At the time of his retirement in 2014, Henry Shefflin had seemed to edge out all other legends of the game for the title of hurling's greatest. As the greatest player on the greatest team of all time, he broke all records: 10 All-Ireland medals, 11 All Stars and a record career championship total of 27-483. Intimidating in his reliability on the biggest of occasions. Above all an inspiring leader, his abilities combined power and fearlessness in winning ball with subtlety and accuracy in its use.

Players
The rivalry between the two teams has not prevented their respective countrymen from playing in each other's club championships, in certain cases to high renown. In 1939 Martin White became one of the first Kilkenny players to play club hurling in Cork when he joined the famous Blackrock club. Over thirty years later Frank Cummins won the first of his three All-Ireland medals at club level with Blackrock. In 2005 ten-time All-Ireland medal winner Henry Shefflin was linked with a move to the Blackrock club.
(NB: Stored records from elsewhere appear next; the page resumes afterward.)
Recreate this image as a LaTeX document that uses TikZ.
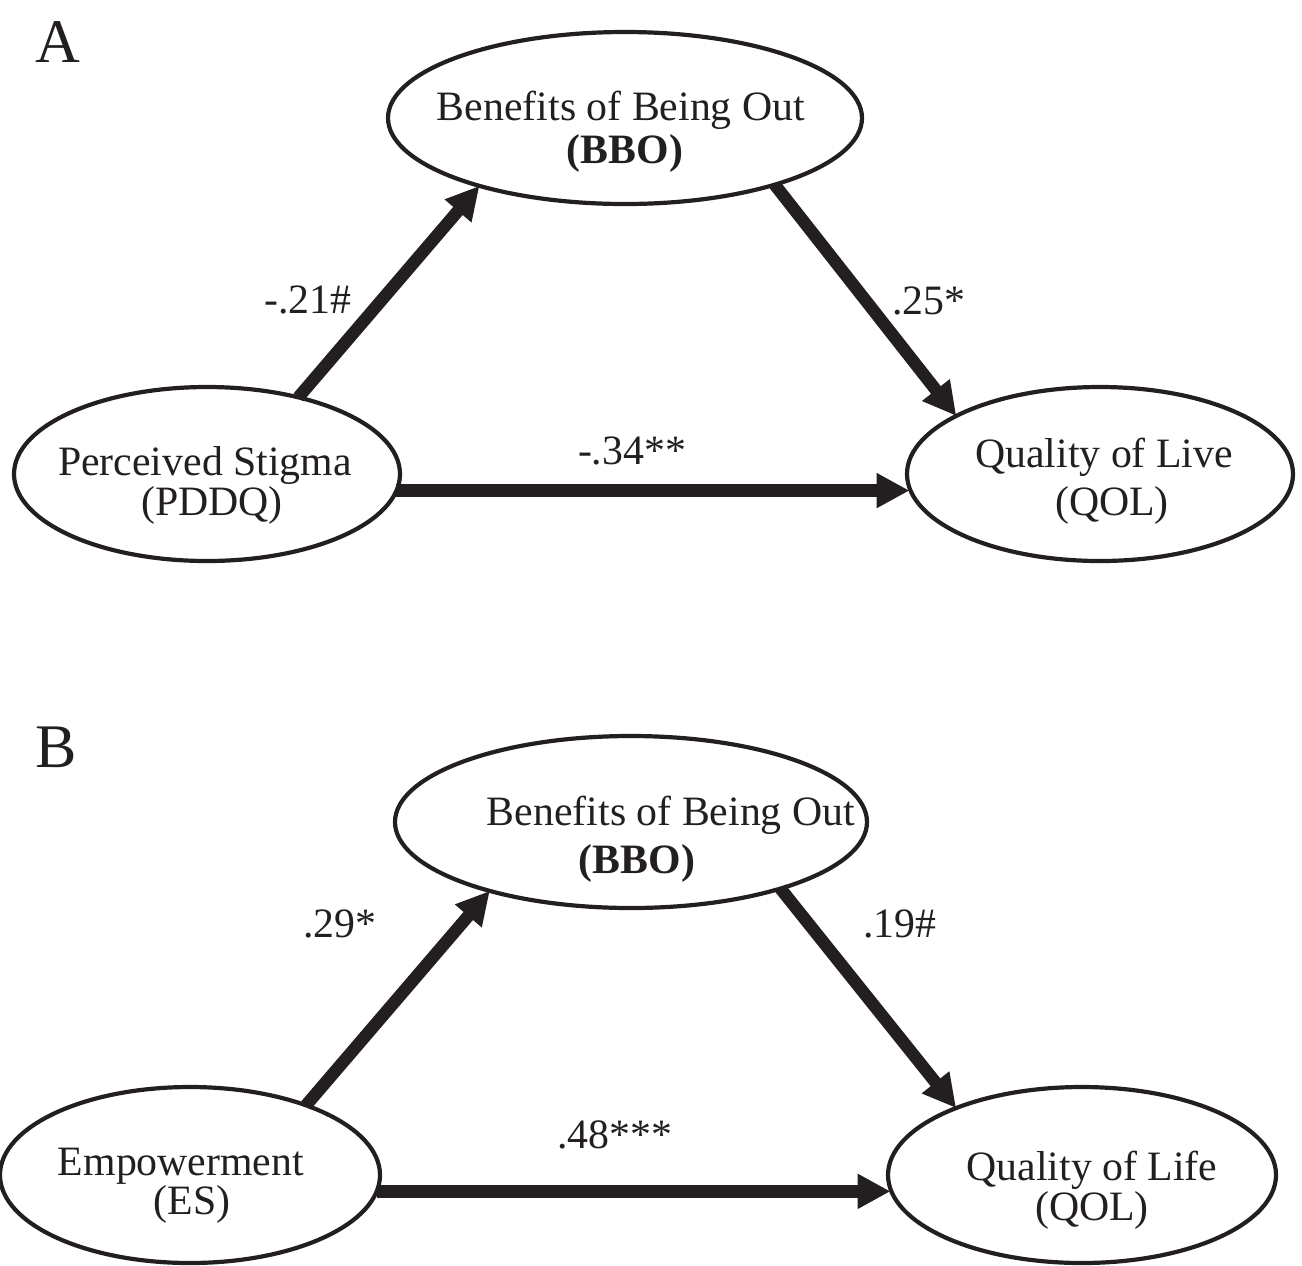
\documentclass[tikz,border=0pt]{standalone}
\usepackage{fontspec}
\setmainfont{Liberation Serif}
\usetikzlibrary{arrows.meta,shapes.geometric,calc}
\definecolor{ink}{RGB}{35,31,32}
\begin{document}
\begin{tikzpicture}[x=0.5pt,y=-0.5pt, color=ink,
  ell/.style={draw=ink, ellipse, line width=2.1pt, inner sep=0pt, outer sep=0pt},
  txt/.style={anchor=base, inner sep=0pt, text=ink, font=\fontsize{20.9}{25}\selectfont},
  big/.style={anchor=base west, inner sep=0pt, text=ink, font=\fontsize{31}{36}\selectfont},
  arr/.style={draw=ink, line width=6.2pt, -{Triangle[length=16.5pt,width=16.5pt]}}]
\useasboundingbox (0,0) rectangle (1302,1265);

% ---------- Panel A ----------
\node[big] (labA) at (35,62) {A};
\node[ell, minimum width=237pt, minimum height=86pt] (bboa) at (625,118) {};
\node[ell, minimum width=193pt, minimum height=87pt] (pddq) at (207,474) {};
\node[ell, minimum width=193pt, minimum height=87pt] (qola) at (1100,474) {};

\node[txt] (bboa1) at (621,120) {Benefits of Being Out};
\node[txt] (bboa2) at (625,163) {\textbf{(BBO)}};
\node[txt] (pddq1) at (205,475) {Perceived Stigma};
\node[txt] (pddq2) at (212,515) {(PDDQ)};
\node[txt] (qola1) at (1104,467) {Quality of Live};
\node[txt] (qola2) at (1112,515) {(QOL)};

\draw[arr] (pddq.40.5) -- (bboa.205);
\draw[arr] (bboa.336) -- (qola.158);
\draw[arr] (pddq.355.8) -- ($(pddq.355.8 -| qola.west)+(2.5,0)$);

\node[txt] (ca1) at (308,313) {-.21\#};
\node[txt] (ca2) at (929,314) {.25*};
\node[txt] (ca3) at (632,464) {-.34**};

% ---------- Panel B ----------
\node[big] (labB) at (35,767) {B};
\node[ell, minimum width=236pt, minimum height=86pt] (bbob) at (631,822) {};
\node[ell, minimum width=190pt, minimum height=88pt] (es) at (190,1175) {};
\node[ell, minimum width=194pt, minimum height=88pt] (qolb) at (1082,1175) {};

\node[txt] (bbob1) at (671,825) {Benefits of Being Out};
\node[txt] (bbob2) at (637,873) {\textbf{(BBO)}};
\node[txt] (es1) at (181,1175) {Empowerment};
\node[txt] (es2) at (192,1214) {(ES)};
\node[txt] (qolb1) at (1092,1180) {Quality of Life};
\node[txt] (qolb2) at (1092,1220) {(QOL)};

\draw[arr] (es.31) -- (bbob.206.2);
\draw[arr] (bbob.336.2) -- (qolb.152);
\draw[arr] (es.355.7) -- ($(es.355.7 -| qolb.west)+(2.5,0)$);

\node[txt] (cb1) at (340,937) {.29*};
\node[txt] (cb2) at (900,937) {.19\#};
\node[txt] (cb3) at (615,1148) {.48***};
\end{tikzpicture}
\end{document}
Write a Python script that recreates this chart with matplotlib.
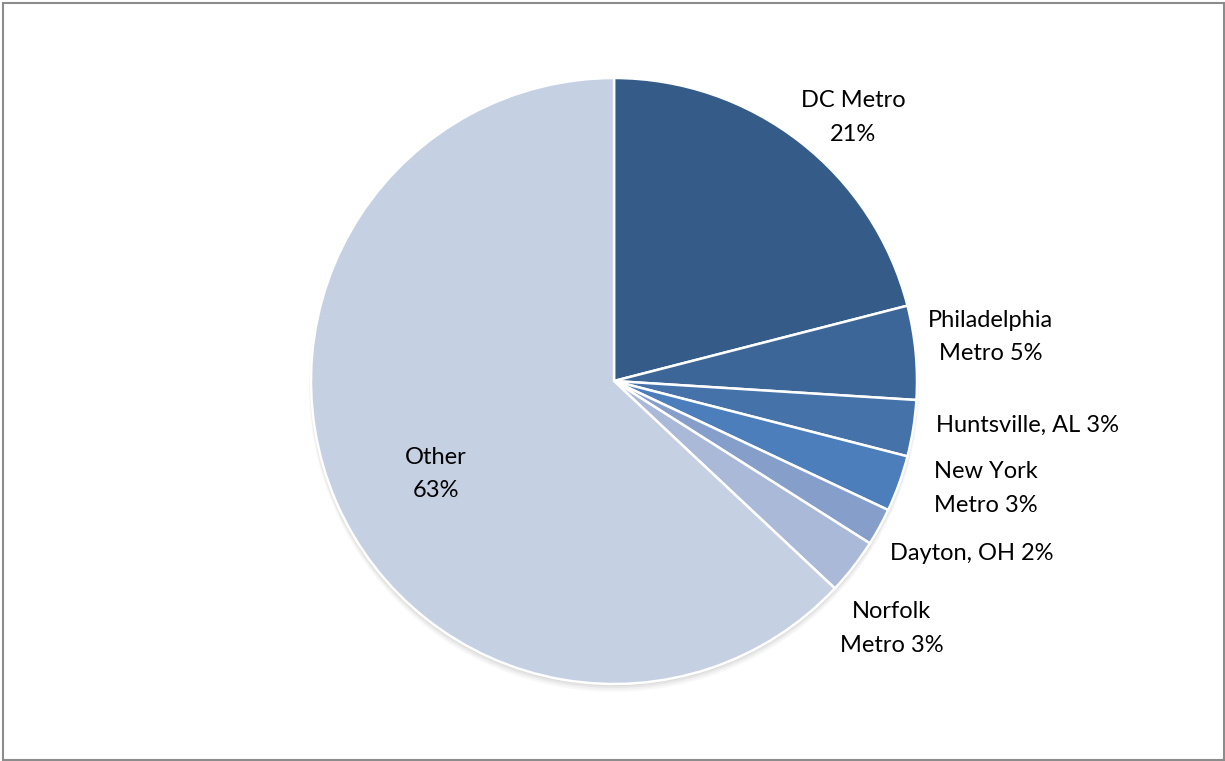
import numpy as np
import matplotlib
matplotlib.use("Agg")
import matplotlib.pyplot as plt
from matplotlib.patches import Circle, Rectangle

plt.rcParams['font.family'] = ['Lato', 'DejaVu Sans']

# Доли по регионам, %
regions = ['DC Metro', 'Philadelphia Metro', 'Huntsville, AL', 'New York Metro',
           'Dayton, OH', 'Norfolk Metro', 'Other']
shares = [21, 5, 3, 3, 2, 3, 63]
labels = ['DC Metro\n21%', 'Philadelphia\nMetro 5%', 'Huntsville, AL 3%',
          'New York\nMetro 3%', 'Dayton, OH 2%', 'Norfolk\nMetro 3%', 'Other\n63%']
colors = ['#355c88', '#3c6598', '#4672aa', '#4c7ebb', '#859fca', '#aab9d8', '#c5d0e3']

# куда ставить подписи (в радиусах круга от центра)
label_xy = [(0.79, 0.87), (1.244, 0.145), (1.366, -0.145), (1.228, -0.356),
            (1.181, -0.568), (0.917, -0.818), (-0.587, -0.307)]

W, H = 1225, 761
cx, cy, R = 614, 381, 303

fig = plt.figure(figsize=(W / 100, H / 100), dpi=100)
ax = fig.add_axes([0, 0, 1, 1])

# лёгкая тень под кругом (в основном снизу)
for i, a in enumerate([0.04, 0.05, 0.07, 0.09]):
    k = 4 - i
    ax.add_patch(Circle((0, -0.005 * k), 1.0 + 0.0015 * k,
                        color='#606060', alpha=a, lw=0, zorder=0))

wedges, _ = ax.pie(shares, colors=colors, startangle=90, counterclock=False,
                   radius=1.0, center=(0, 0), frame=True,
                   wedgeprops=dict(edgecolor='white', linewidth=1.8))
ax.set_xlim(-cx / R, (W - cx) / R)
ax.set_ylim(-(H - cy) / R, cy / R)
ax.set_aspect('auto')
ax.axis('off')

for (x, y), txt in zip(label_xy, labels):
    ax.text(x, y, txt, ha='center', va='center', fontsize=17,
            linespacing=1.75, color='black')

# рамка вокруг области диаграммы
fig.patches.append(Rectangle((3 / W, 1 / H), (W - 4) / W, (H - 4) / H,
                             transform=fig.transFigure, fill=False,
                             edgecolor='#8c8c8c', lw=1.5))

fig.savefig('out.png', dpi=100)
Cork have also supplied players to various Kilkenny clubs. Three-time All-Ireland club medal winner Donie Collins, a native of Castlehaven, transferred from Blackrock to James Stephens in 1981 and quickly won a record-breaking fourth medal in 1982. In 1989, Cork's four-time dual All-Ireland medal winner Brian Murphy joined the O'Loughlin Gaels club where he became heavily involved as a player and coach.